Б. Меньшагин показал на допросе в суде, что «связи с Каравинским не поддерживал», что «никаких заявлений по «Катынскому делу» Каравинскому писать не поручал». А затем он сделал заявление, которое никак не влияло на решение суда по рассматривавшемуся делу, и делать которое ему не было необходимости. Он сказал, что «ему, как бургомистру, обстоятельства уничтожения польских офицеров неизвестны. Однако он убежден, что польские военнопленные были расстреляны немецкими фашистами».
Убежденность, как говорится, к делу не подошьешь, она не доказывает факт расстрела поляков немцами. Но на чем-то уверенность Б. Меньшагина была основана? Не на той ли информации, что он получил от фон Швеца? Я хочу обратить внимание читателей на это его заявление на заседании Владимирского суда. Он сказал, что ему неизвестны «обстоятельства уничтожения польских офицеров». И сказал, вне всякого для меня сомнения, правду. Из русских об «обстоятельствах» знали лишь три женщины, работавшие на даче в Катыни осенью 1941 года. Да и то далеко не обо всех. Но Б. Меньшагин во Владимирском суде не стал повторятьто, что он, как позже написал в «Воспоминаниях», говорил на допросах следователям, то есть, что он не знает, кто расстрелял поляков. Почему? Возможно, к тому времени, когда во Владимирском суде слушалось дело С. Каравинского, Б. Меньшагин знал, что следствие располагает неопровержимыми данными о его некоторой осведомленности о расстреле польских офицеров? Впрочем, в системе доказательств убийства поляков немцами причины пересмотра своей старой позиции и осторожного высказывания бывшим бургомистром своего мнения не имеют значения. Важно то, что он еще осенью 1941 года оставил письменное доказательство преступления немцев – в виде уже упоминавшегося мною рабочего блокнота.

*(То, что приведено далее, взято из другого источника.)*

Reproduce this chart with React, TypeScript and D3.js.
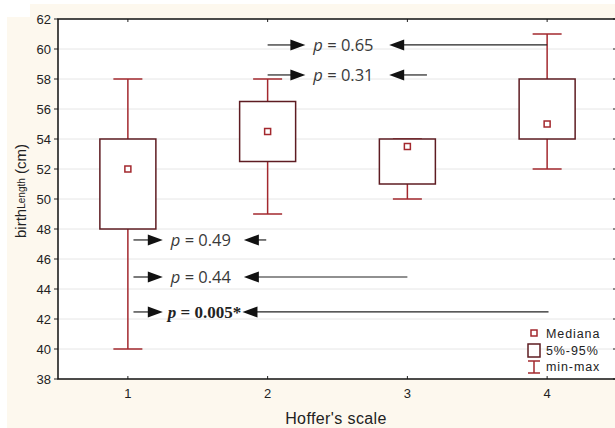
import React from "react";
import * as d3 from "d3";

const categories = [1, 2, 3, 4];
const minVals = [40, 49, 50, 52];
const maxVals = [58, 58, 54, 61];
const q05 = [48, 52.5, 51, 54];
const q95 = [54, 56.5, 54, 58];
const medians = [52, 54.5, 53.5, 55];
const yTicks = [38, 40, 42, 44, 46, 48, 50, 52, 54, 56, 58, 60, 62];

// annotations: label, y value, left arrow (tail, tip), right arrow (tip, tail) in category units
const annLabels = ["p = 0.65", "p = 0.31", "p = 0.49", "p = 0.44", "p = 0.005*"];
const annY = [60.27, 58.27, 47.27, 44.8, 42.47];
const annLeftTail = [2.0, 2.0, 1.04, 1.04, 1.04];
const annLeftTip = [2.27, 2.27, 1.25, 1.25, 1.25];
const annRightTip = [2.87, 2.87, 1.83, 1.83, 1.82];
const annRightTail = [4.0, 3.14, 1.99, 3.0, 4.01];
const annBold = [false, false, false, false, true];

const W = 615, H = 428;
const M = { left: 58, right: 617, top: 19, bottom: 379 };

export default function App() {
  const x = d3.scaleLinear().domain([0.5, 4.5]).range([M.left, M.right]);
  const y = d3.scaleLinear().domain([38, 62]).range([M.bottom, M.top]);
  const boxW = 56, capW = 29;
  const boxC = "#5e1c22", whC = "#a3282e";
  const arrowC = "#222";

  const arrowHead = (tipX: number, yy: number, dir: number) => {
    const L = 15, h = 5.5;
    return `M${tipX},${yy} L${tipX - dir * L},${yy - h} L${tipX - dir * L},${yy + h} Z`;
  };

  return (
    <svg width={W} height={H} style={{ position: "absolute", left: 0, top: 0 }}
      fontFamily="'Liberation Sans', Arial, sans-serif">
      <rect x={0} y={0} width={W} height={H} fill="#ffffff" />
      <rect x={7} y={4} width={W - 7} height={H - 4} fill="#fdf8ee" />
      <rect x={0} y={0} width={30} height={17} fill="#ffffff" />
      <rect x={M.left} y={M.top} width={M.right - M.left} height={M.bottom - M.top} fill="#ffffff" />
      {/* grid */}
      {yTicks.filter(t => t > 38 && t < 62).map(t => (
        <line key={"g" + t} x1={M.left} x2={M.right} y1={y(t)} y2={y(t)} stroke="#e6e6e6" strokeWidth={1} />
      ))}
      {/* y ticks and labels */}
      {yTicks.map(t => (
        <g key={"yt" + t}>
          <line x1={M.left - 4} x2={M.left} y1={y(t)} y2={y(t)} stroke="#222" />
          <line x1={M.right - 4} x2={M.right} y1={y(t)} y2={y(t)} stroke="#222" />
          <text x={M.left - 7} y={y(t) + 4.5} textAnchor="end" fontSize={13} fill="#222">{t}</text>
        </g>
      ))}
      {/* x ticks */}
      {categories.map(c => (
        <g key={"xt" + c}>
          <line x1={x(c)} x2={x(c)} y1={M.bottom} y2={M.bottom - 3} stroke="#222" />
          <line x1={x(c)} x2={x(c)} y1={M.top} y2={M.top + 3} stroke="#222" />
          <text x={x(c)} y={M.bottom + 19} textAnchor="middle" fontSize={13} fill="#222">{c}</text>
        </g>
      ))}
      {/* frame */}
      <rect x={M.left} y={M.top} width={M.right - M.left} height={M.bottom - M.top} fill="none" stroke="#111" strokeWidth={1.5} />
      {/* boxes */}
      {categories.map((c, i) => {
        const cx = x(c);
        return (
          <g key={"b" + c}>
            <line x1={cx} x2={cx} y1={y(maxVals[i])} y2={y(q95[i])} stroke={whC} strokeWidth={1.5} />
            <line x1={cx} x2={cx} y1={y(q05[i])} y2={y(minVals[i])} stroke={whC} strokeWidth={1.5} />
            <line x1={cx - capW / 2} x2={cx + capW / 2} y1={y(maxVals[i])} y2={y(maxVals[i])} stroke={whC} strokeWidth={1.5} />
            <line x1={cx - capW / 2} x2={cx + capW / 2} y1={y(minVals[i])} y2={y(minVals[i])} stroke={whC} strokeWidth={1.5} />
            <rect x={cx - boxW / 2} y={y(q95[i])} width={boxW} height={y(q05[i]) - y(q95[i])} fill="#fff" stroke={boxC} strokeWidth={1.5} />
            <rect x={cx - 3} y={y(medians[i]) - 3} width={6} height={6} fill="#fff" stroke={whC} strokeWidth={1.5} />
          </g>
        );
      })}
      {/* annotations */}
      {annLabels.map((lab, i) => {
        const yy = y(annY[i]);
        const lt = x(annLeftTail[i]), lp = x(annLeftTip[i]);
        const rp = x(annRightTip[i]), rt = x(annRightTail[i]);
        return (
          <g key={"a" + i}>
            <line x1={lt} x2={lp - 10} y1={yy} y2={yy} stroke={arrowC} strokeWidth={1.2} />
            <path d={arrowHead(lp, yy, 1)} fill="#111" />
            <line x1={rp + 10} x2={rt} y1={yy} y2={yy} stroke={arrowC} strokeWidth={1.2} />
            <path d={arrowHead(rp, yy, -1)} fill="#111" />
            {annBold[i] ? (
              <text x={lp + 5} y={yy + 6} fontFamily="'Liberation Serif', 'Times New Roman', serif" fontWeight="bold" fontSize={17} fill="#222">
                <tspan fontStyle="italic">p</tspan>{lab.slice(1)}
              </text>
            ) : (
              <text x={lp + 8} y={yy + 6} fontFamily="'Open Sans', sans-serif" fontSize={16.5} fill="#3a3a3a">
                <tspan fontStyle="italic">p</tspan>{lab.slice(1)}
              </text>
            )}
          </g>
        );
      })}
      {/* legend */}
      <rect x={531} y={330} width={6} height={6} fill="#fff" stroke={whC} strokeWidth={1.5} />
      <text x={546} y={338} fontSize={12.5} letterSpacing={0.9} fill="#222">Mediana</text>
      <rect x={528} y={344} width={12} height={13} fill="#fff" stroke={boxC} strokeWidth={1.5} />
      <text x={546} y={355} fontSize={12.5} letterSpacing={0.9} fill="#222">5%-95%</text>
      <line x1={534} x2={534} y1={361} y2={373} stroke={whC} strokeWidth={1.5} />
      <line x1={528} x2={540} y1={361} y2={361} stroke={whC} strokeWidth={1.5} />
      <line x1={528} x2={540} y1={373} y2={373} stroke={whC} strokeWidth={1.5} />
      <text x={546} y={371} fontSize={12.5} letterSpacing={0.9} fill="#222">min-max</text>
      {/* axis titles */}
      <text x={336} y={424} textAnchor="middle" fontSize={16} letterSpacing={0.4} fill="#222">Hoffer's scale</text>
      <text transform="translate(26,191) rotate(-90)" textAnchor="middle" fontSize={15} fill="#222">
        birth<tspan fontSize={10} dy={-1}>Length</tspan><tspan dy={1}> (cm)</tspan>
      </text>
    </svg>
  );
}
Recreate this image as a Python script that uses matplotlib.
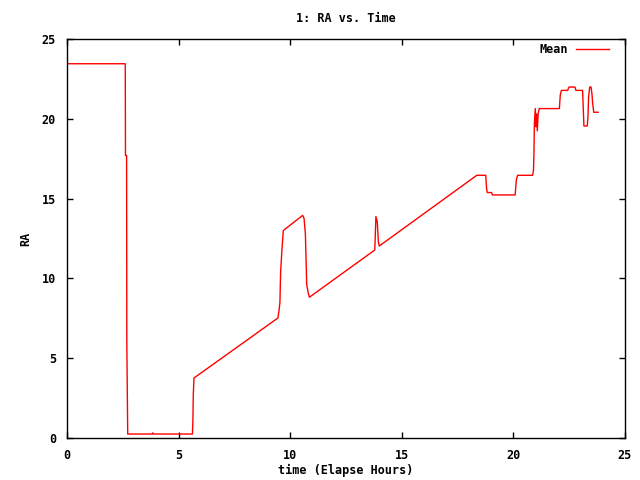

Однако ни один зоря даже не обмолвился о мнении бывшего бургомистра, которое он высказал на суде. Ладно, допустим, не знали. Но о блокноте бургомистра упоминается и в Сообщении Специальной Комиссии. Рядовые обличители сталинского руководства, я уже высказывал эту мысль, вряд ли утруждали себя чтением этого документа. Но в среде кандидатов и докторов наук, полагаю, с ним знакома не только интеллектуалка и к тому же литературовед и публицист М. Чудакова. Но, как и все, что не ложится в «линию» гитлеровского министра пропаганды, и этот факт обличители «советских зверств» в упор не видят. Разве это не показательно?
В «Воспоминаниях» Б. Меньшагин мельком называет одну цифру, которая подтверждает, что немцы в Смоленске выполнили указания министра пропаганды и подготовились к посещению Катыни иностранными делегациями. И цифра в системе доказательств расстрела поляков немцами очень важная.
Члены созданной немцами Международной комиссии прибыли в Катынь в последних числах апреля. Члены польской Технической комиссии приехали туда раньше, а три ее члена еще раньше. Из их отчета, из книги Ю. Мацкевича, из многочисленных публикаций на эту тему в российских средствах массовой информации можно сделать совершенно определенный вывод: извлечение тел из могил происходило в присутствии поляков. Отсюда многие читатели должны сделать вывод о том, что немцы, обнаружив могилы, их не трогали и, следовательно, никакой фальсификацией заниматься не могли.
Однако могилы были вскрыты, выше об этом говорилось, еще до приезда первых польских делегаций. Из них было извлечено, как утверждают все документы и почти все авторы всевозможных публикаций, около тысячи трупов.
А вот о чем рассказал Ю. Меньшагин. 17 апреля специалист по пропаганде зондерфюрер Шулле пригласил его съездить на место расстрела. Поехали на следующий день. В лесу бургомистр и его спутники увидели, как «из могил русские военнопленные выгребали последние остатки вещей, которые остались.
А по краям лежали трупы. Ну, число трупов было около пяти-шести с половиной тысяч». Пять тысяч или даже шесть с половиной тысяч трупов! А члены Международной комиссии экспертов сообщают, что к 30 апреля было эксгумировано всего 982 тела. Но если во время осмотра могил Международной комиссии из них было извлечено 982 трупа, а, скорее всего, и меньше, так как эксгумация наверняка продолжалась и во время пребывания судебно-медицинских экспертов в Катыни, то что следует из рассказа Ю. Меньшагина? Да только то, что немцы перед их приездом вновь уложили трупы в могилы. В таком случае напрашивается вопрос: зачем немцам потребовались такие манипуляции с телами убитых? Да только, конечно, для того, чтобы при раскопках кто-нибудь, вроде членов Международной комиссии или польской Технической комиссии, не мог «натолкнуться» на что-нибудь, не соответствующее «немецкой линии».